Volume 92, Issue 48

Friday, November 27, 1998



Tense situation could be avoided

Re: PSA literature sparks conflict, Nov. 4

To the Editor:
The tension that has been created because of the literature the Pakistani Students' Association produced was bound to occur, but it could've been avoided. We are South Asian, a minority in Canada. We should stand together, not divided.

Our parents did not come to Canada so that we would worry about Kashmir, it was to provide us with a better life. The war is where it is, in Asia. Not here. Whatever happened in the past didn't directly affect us. We weren't there, we can't change it. I'm not saying that the events in Kashmir are of no importance but rather PSA could've approached the topic in a better way.

First of all, the executives of PSA and the Western Indo-Canadian Students' Association, being representative of the students here at Western, should've attended the round table meeting. It's your responsibility to do your job. I know an executive position looks nice on a resume, but how about actually doing your job?

Did Mr. Equity Commissioner not realize the tension that would result if fingers were pointed at certain religious groups? Being a member of the PSA as well, did you get a chance to read the pamphlet prior to printing?

Since you're the equity commissioner, I assume your major responsibility is Equity Week. I don't know what your other responsibilities entail.

Did you not think for one second that the subject of Kashmir would spark conflict? Wouldn't you be careful as to what information was passed out? After all, this was your week of "unity in diversity," as you called it.

The pamphlet was quite interesting to read. Whoever did the background research did an EXCELLENT job because the majority of the sources were newspapers. Now, I don't write essays that often so forgive me if I'm wrong, but aren't newspapers considered unreliable sources? The pamphlet also seemed to focus a lot on the tyranny of Muslims in Kashmir.

I thought there were people of many faiths living in Kashmir and according to the posters up in UCC last week "all citizens in a Muslim society are considered sacred whether a person is Muslim or not." So why weren't the other faiths who are suffering mentioned? Are they not as important? Or does the PSA only want to help out Muslims?

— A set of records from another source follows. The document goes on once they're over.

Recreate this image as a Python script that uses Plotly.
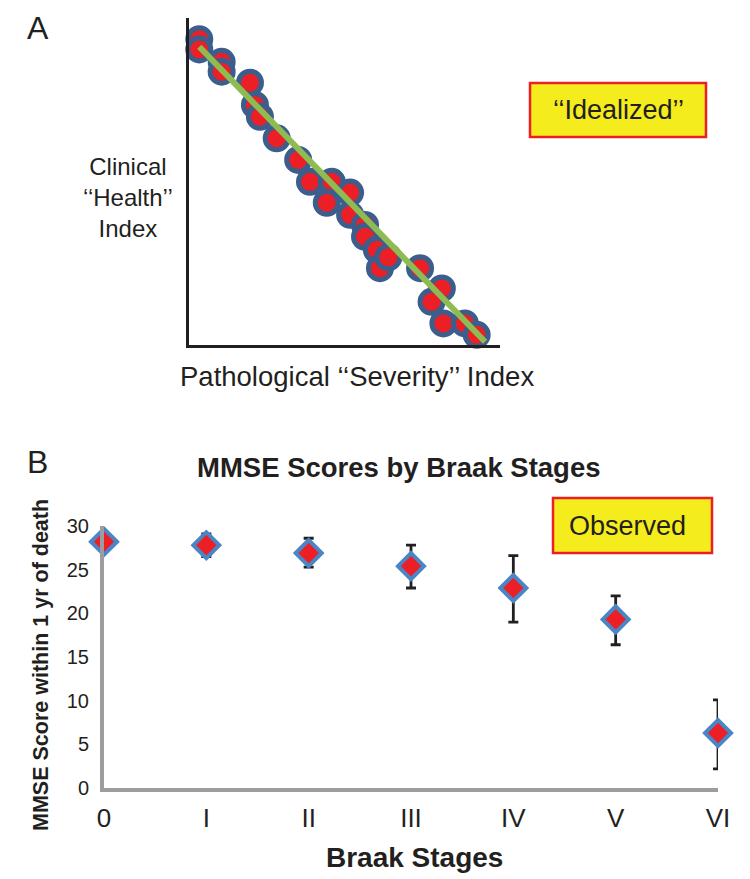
import plotly.graph_objects as go

# panel A - idealized scatter (arbitrary index units, 0-100)
severity = [3.3, 3.3, 10.5, 10.5, 19.6, 21.2, 22.8, 28.2, 35.1, 38.9, 45.9, 51.8, 44.3,
            51.8, 56.6, 56.6, 60.4, 61.4, 64.1, 74.3, 81.3, 78.0, 81.8, 88.7, 92.5]
health = [93.5, 90.4, 86.6, 83.6, 80.2, 73.4, 69.8, 63.2, 56.6, 49.9, 49.9, 46.6, 43.5,
          39.8, 36.7, 33.1, 29.1, 23.5, 26.8, 23.5, 17.3, 13.2, 6.6, 6.6, 3.1]
fit_x = [3.3, 95.2]
fit_y = [91.2, 1.0]

# panel B - observed MMSE by Braak stage
stages = ["0", "I", "II", "III", "IV", "V", "VI"]
mmse = [28.2, 27.8, 26.9, 25.4, 22.9, 19.3, 6.3]
err_up = [0, 1.3, 1.7, 2.4, 3.7, 2.7, 3.8]
err_down = [0, 1.3, 1.6, 2.5, 3.9, 2.9, 4.1]

FONT = "Arial, Liberation Sans, sans-serif"
RED = "#ec1f26"
INK = "#231f20"
# the page body has an 8px margin, so the figure is drawn 8px smaller and offset
OFF = 8
W, H = 750 - OFF, 879 - OFF


def px(x):
    return (x - OFF) / W


def py(y):
    return 1 - (y - OFF) / H


fig = go.Figure()

fig.add_trace(go.Scatter(
    x=severity, y=health, mode="markers", xaxis="x", yaxis="y",
    marker=dict(size=23, color=RED, line=dict(color="#3b5e8c", width=5)),
    cliponaxis=False, showlegend=False))
fig.add_trace(go.Scatter(
    x=fit_x, y=fit_y, mode="lines", xaxis="x", yaxis="y",
    line=dict(color="#8fbc52", width=6), cliponaxis=False, showlegend=False))

fig.add_trace(go.Scatter(
    x=list(range(len(stages))), y=mmse, mode="markers", xaxis="x2", yaxis="y2",
    marker=dict(symbol="diamond", size=20, color=RED, line=dict(color="#4a86c6", width=4)),
    error_y=dict(type="data", symmetric=False, array=err_up, arrayminus=err_down,
                 color=INK, thickness=2.8, width=5),
    cliponaxis=False, showlegend=False))

fig.update_layout(
    width=W, height=H,
    margin=dict(l=0, r=0, t=0, b=0, autoexpand=False),
    paper_bgcolor="white", plot_bgcolor="white",
    font=dict(family=FONT, color=INK),
    xaxis=dict(domain=[px(189), px(500)], range=[0, 100], showgrid=False, zeroline=False,
               showticklabels=False, showline=True, linecolor=INK, linewidth=3,
               automargin=False),
    yaxis=dict(domain=[py(345), py(18)], range=[0, 100], showgrid=False, zeroline=False,
               showticklabels=False, showline=True, linecolor=INK, linewidth=3,
               automargin=False),
    xaxis2=dict(domain=[px(104), px(718)], range=[0, 6], showgrid=False, zeroline=False,
                showline=True, linecolor="#9d9d9d", linewidth=4, anchor="y2",
                tickmode="array", tickvals=list(range(len(stages))), ticktext=stages,
                tickfont=dict(size=26, color=INK), ticks="", ticklabelstandoff=4,
                automargin=False),
    yaxis2=dict(domain=[py(788), py(526)], range=[0, 30], showgrid=False, zeroline=False,
                showline=True, linecolor="#9d9d9d", linewidth=4, anchor="x2",
                tickvals=[0, 5, 10, 15, 20, 25, 30], ticks="",
                tickfont=dict(size=20, color=INK), ticklabelstandoff=7,
                automargin=False),
)

annots = [
    dict(x=38, y=28, text="A", size=32),
    dict(x=38, y=462, text="B", size=32),
    dict(x=128, y=197, text="Clinical<br>\u2018\u2018Health\u2019\u2019<br>Index", size=24),
    dict(x=357, y=376, text="Pathological \u2018\u2018Severity\u2019\u2019 Index", size=27.5),
    dict(x=399, y=467, text="<b>MMSE Scores by Braak Stages</b>", size=27.5),
    dict(x=415, y=857, text="<b>Braak Stages</b>", size=28),
    dict(x=41, y=665, text="<b>MMSE Score within 1 yr of death</b>", size=21.5, angle=-90),
]
for a in annots:
    fig.add_annotation(x=px(a["x"]), y=py(a["y"]), xref="paper", yref="paper",
                       text=a["text"], showarrow=False, xanchor="center", yanchor="middle",
                       textangle=a.get("angle", 0),
                       font=dict(size=a["size"], family=FONT, color=INK))

# label boxes
boxes = [
    (530, 83, 706, 137, 618, "\u2018\u2018Idealized\u2019\u2019"),
    (553, 498, 712, 553, 627, "Observed"),
]
for x0, y0, x1, y1, tx, txt in boxes:
    fig.add_shape(type="rect", xref="paper", yref="paper",
                  x0=px(x0), x1=px(x1), y0=py(y0), y1=py(y1),
                  fillcolor="#f4ec1c", line=dict(color=RED, width=2.5), layer="above")
    fig.add_annotation(x=px(tx), y=py((y0 + y1) / 2),
                       xref="paper", yref="paper", text=txt, showarrow=False,
                       xanchor="center", yanchor="middle",
                       font=dict(size=27, family=FONT, color=INK))

fig.write_html("out.html")
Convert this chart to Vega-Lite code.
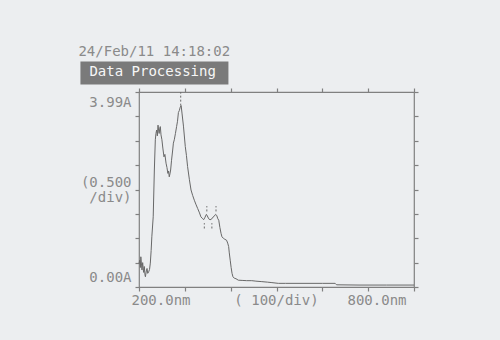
{
  "$schema": "https://vega.github.io/schema/vega-lite/v6.json",
  "width": 275,
  "height": 195,
  "autosize": {"type": "none"},
  "padding": {"left": 139, "top": 92, "right": 86, "bottom": 53},
  "background": "#eceef0",
  "config": {
    "font": "DejaVu Sans Mono",
    "view": {"stroke": "#808080", "strokeWidth": 1.2},
    "axis": {
      "domain": false, "grid": false, "tickColor": "#808080", "tickWidth": 1.2, "tickSize": 4,
      "labelColor": "#8a8a8a", "labelFont": "DejaVu Sans Mono", "labelFontSize": 14,
      "titleColor": "#8a8a8a", "titleFont": "DejaVu Sans Mono", "titleFontSize": 14, "titleFontWeight": "normal"
    }
  },
  "title": {
    "text": "Data Processing",
    "subtitle": "24/Feb/11 14:18:02",
    "anchor": "start",
    "baseline": "top",
    "font": "DejaVu Sans Mono",
    "fontSize": 14,
    "fontWeight": "normal",
    "color": "#f6f6f6",
    "subtitleFont": "DejaVu Sans Mono",
    "subtitleFontSize": 14,
    "subtitleColor": "#8a8a8a",
    "subtitlePadding": -34,
    "dx": 9,
    "dy": 4,
    "offset": -8,
    "encode": {
      "group": {"update": {"fill": {"value": "#7a7a7a"}, "width": {"value": 148}, "height": {"value": 23}}},
      "subtitle": {"update": {"dx": {"value": -2}}}
    }
  },
  "datasets": {
    "spectrum": [
      {"nm": 200, "A": 0.48}, {"nm": 201.5, "A": 0.55}, {"nm": 203, "A": 0.40}, {"nm": 204, "A": 0.62},
      {"nm": 205.5, "A": 0.45}, {"nm": 206.5, "A": 0.35}, {"nm": 208, "A": 0.50}, {"nm": 210, "A": 0.30},
      {"nm": 211.6, "A": 0.42}, {"nm": 213, "A": 0.25}, {"nm": 214, "A": 0.21}, {"nm": 216, "A": 0.33},
      {"nm": 217.5, "A": 0.38}, {"nm": 219, "A": 0.28}, {"nm": 221, "A": 0.31}, {"nm": 223, "A": 0.36},
      {"nm": 224.7, "A": 0.49}, {"nm": 226.5, "A": 0.75}, {"nm": 228, "A": 1.03}, {"nm": 231, "A": 1.44},
      {"nm": 233.5, "A": 2.40}, {"nm": 235.6, "A": 3.02}, {"nm": 237, "A": 3.15}, {"nm": 238.5, "A": 3.22},
      {"nm": 240, "A": 3.10}, {"nm": 241.5, "A": 3.32}, {"nm": 243, "A": 3.20}, {"nm": 244, "A": 3.15},
      {"nm": 245.5, "A": 3.26}, {"nm": 246.5, "A": 3.29}, {"nm": 248, "A": 3.12}, {"nm": 250, "A": 3.02},
      {"nm": 252, "A": 2.85}, {"nm": 254.5, "A": 2.67}, {"nm": 256.5, "A": 2.72}, {"nm": 259, "A": 2.54},
      {"nm": 261, "A": 2.45}, {"nm": 263, "A": 2.33}, {"nm": 264.5, "A": 2.38}, {"nm": 266, "A": 2.26},
      {"nm": 267.5, "A": 2.32}, {"nm": 269, "A": 2.40}, {"nm": 271, "A": 2.60}, {"nm": 273.5, "A": 2.81},
      {"nm": 275, "A": 2.95}, {"nm": 277, "A": 3.02}, {"nm": 279.5, "A": 3.15}, {"nm": 282, "A": 3.29},
      {"nm": 284, "A": 3.40}, {"nm": 286, "A": 3.58}, {"nm": 288, "A": 3.62}, {"nm": 290, "A": 3.69},
      {"nm": 292, "A": 3.72}, {"nm": 294, "A": 3.55}, {"nm": 297, "A": 3.30}, {"nm": 301, "A": 2.88},
      {"nm": 303.5, "A": 2.70}, {"nm": 306, "A": 2.47}, {"nm": 310, "A": 2.20}, {"nm": 313.5, "A": 1.99},
      {"nm": 317, "A": 1.88}, {"nm": 320.7, "A": 1.78}, {"nm": 324, "A": 1.70}, {"nm": 328, "A": 1.61},
      {"nm": 332, "A": 1.52}, {"nm": 335, "A": 1.44}, {"nm": 338, "A": 1.41}, {"nm": 341, "A": 1.38},
      {"nm": 344, "A": 1.43}, {"nm": 347, "A": 1.49}, {"nm": 349, "A": 1.46}, {"nm": 352, "A": 1.40},
      {"nm": 355, "A": 1.38}, {"nm": 358, "A": 1.39}, {"nm": 361, "A": 1.43}, {"nm": 364, "A": 1.45},
      {"nm": 367, "A": 1.49}, {"nm": 369.5, "A": 1.47}, {"nm": 372, "A": 1.40}, {"nm": 374, "A": 1.37},
      {"nm": 376.5, "A": 1.22}, {"nm": 379, "A": 1.10}, {"nm": 381, "A": 1.03}, {"nm": 384, "A": 1.00},
      {"nm": 387, "A": 0.98}, {"nm": 391, "A": 0.96}, {"nm": 393.5, "A": 0.90}, {"nm": 395.6, "A": 0.83},
      {"nm": 397, "A": 0.70}, {"nm": 399, "A": 0.55}, {"nm": 401, "A": 0.40}, {"nm": 403, "A": 0.28},
      {"nm": 405, "A": 0.21}, {"nm": 408, "A": 0.18}, {"nm": 411.6, "A": 0.17}, {"nm": 416.6, "A": 0.14},
      {"nm": 425, "A": 0.135}, {"nm": 435, "A": 0.13}, {"nm": 446, "A": 0.13}, {"nm": 455, "A": 0.12},
      {"nm": 468, "A": 0.11}, {"nm": 480, "A": 0.10}, {"nm": 490, "A": 0.09}, {"nm": 504, "A": 0.075},
      {"nm": 520, "A": 0.075}, {"nm": 560, "A": 0.075}, {"nm": 600, "A": 0.075}, {"nm": 628, "A": 0.075},
      {"nm": 631, "A": 0.045}, {"nm": 680, "A": 0.04}, {"nm": 740, "A": 0.04}, {"nm": 800, "A": 0.04}
    ],
    "peaks": [
      {"nm": 291, "lo": 3.72, "hi": 4.0},
      {"nm": 348, "lo": 1.55, "hi": 1.66},
      {"nm": 368, "lo": 1.55, "hi": 1.66},
      {"nm": 342.5, "lo": 1.20, "hi": 1.31},
      {"nm": 359, "lo": 1.20, "hi": 1.31}
    ]
  },
  "layer": [
    {
      "data": {"name": "spectrum"},
      "mark": {"type": "line", "color": "#686868", "strokeWidth": 1},
      "encoding": {
        "x": {
          "field": "nm", "type": "quantitative",
          "scale": {"domain": [200, 800], "nice": false, "zero": false},
          "axis": {
            "orient": "bottom",
            "values": [200, 300, 400, 500, 600, 700, 800],
            "labelExpr": "datum.value == 200 ? '200.0nm' : datum.value == 800 ? '800.0nm' : ''",
            "labelFlush": true, "labelOffset": -8, "labelPadding": 2, "labelOverlap": false, "labelBound": false,
            "title": "( 100/div)", "titleX": 137, "titleY": 13, "titleAlign": "center", "titleBaseline": "middle",
            "encoding": {
              "ticks": {"update": {"y": {"value": -4}, "y2": {"value": 4}}}
            }
          }
        },
        "y": {
          "field": "A", "type": "quantitative",
          "scale": {"domain": [0, 4], "nice": false},
          "axis": {
            "orient": "left",
            "values": [0, 0.5, 1, 1.5, 2, 2.5, 3, 3.5, 4],
            "labelExpr": "datum.value == 0 ? '0.00A' : datum.value == 4 ? '3.99A' : ''",
            "labelFlush": true, "labelFlushOffset": -3, "labelPadding": 4, "labelOverlap": false,
            "title": ["(0.500", "/div)"], "titleAngle": 0, "titleAlign": "right", "titleBaseline": "middle",
            "titleX": -8, "titleY": 90, "titleLineHeight": 15,
            "encoding": {"ticks": {"update": {"x": {"value": 4}, "x2": {"value": -4}}}}
          }
        }
      }
    },
    {
      "data": {"name": "peaks"},
      "mark": {"type": "rule", "color": "#6a6a6a", "strokeWidth": 1, "strokeDash": [2, 2]},
      "encoding": {
        "x": {
          "field": "nm", "type": "quantitative",
          "axis": {
            "orient": "top", "values": [200, 300, 400, 500, 600, 700, 800], "labels": false, "title": null,
            "encoding": {"ticks": {"update": {"y": {"value": 4}, "y2": {"value": -4}}}}
          }
        },
        "y": {
          "field": "lo", "type": "quantitative",
          "axis": {
            "orient": "right", "values": [0, 0.5, 1, 1.5, 2, 2.5, 3, 3.5, 4], "labels": false, "title": null,
            "encoding": {"ticks": {"update": {"x": {"value": -4}, "x2": {"value": 4}}}}
          }
        },
        "y2": {"field": "hi"}
      }
    }
  ],
  "resolve": {"axis": {"x": "independent", "y": "independent"}}
}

Why didn't they mention the fact that India occupied Kashmir after the Maharaja asked for help to fight off the invaders who had come with approval from the Pakistani government on Oct. 22, 1947? Why didn't they mention the Maharaja had signed a formal accession to India?

I'm willing to bet that a lot of people don't know the historical facts behind Kashmir. Before this letter I didn't and I still don't. But I didn't take that pamphlet word for word and jump on the bandwagon of finger pointing. I did a little bit of background reading. Unless we know all the facts, which is impossible, the only thing we can do to help Kashmir is join up with Unicef and Amnesty International to create awareness.

Mr. Karimuddin, I don't know what your personal vendetta against WICSA is. You probably think I'm a WICSA executive, trying to defend the club. Quite the opposite. In my years here I've only ever attended one meeting.

WICSA isn't entirely at fault. PSA didn't attend the round table meeting either. If PSA wanted to create awareness about the Kashmir situation, why didn't they go to WICSA and suggest it? WICSA may not be a club with a political agenda, but at least it has enough brains to stay away from religious confrontations. PSA might want to note that when the next pamphlet is printed.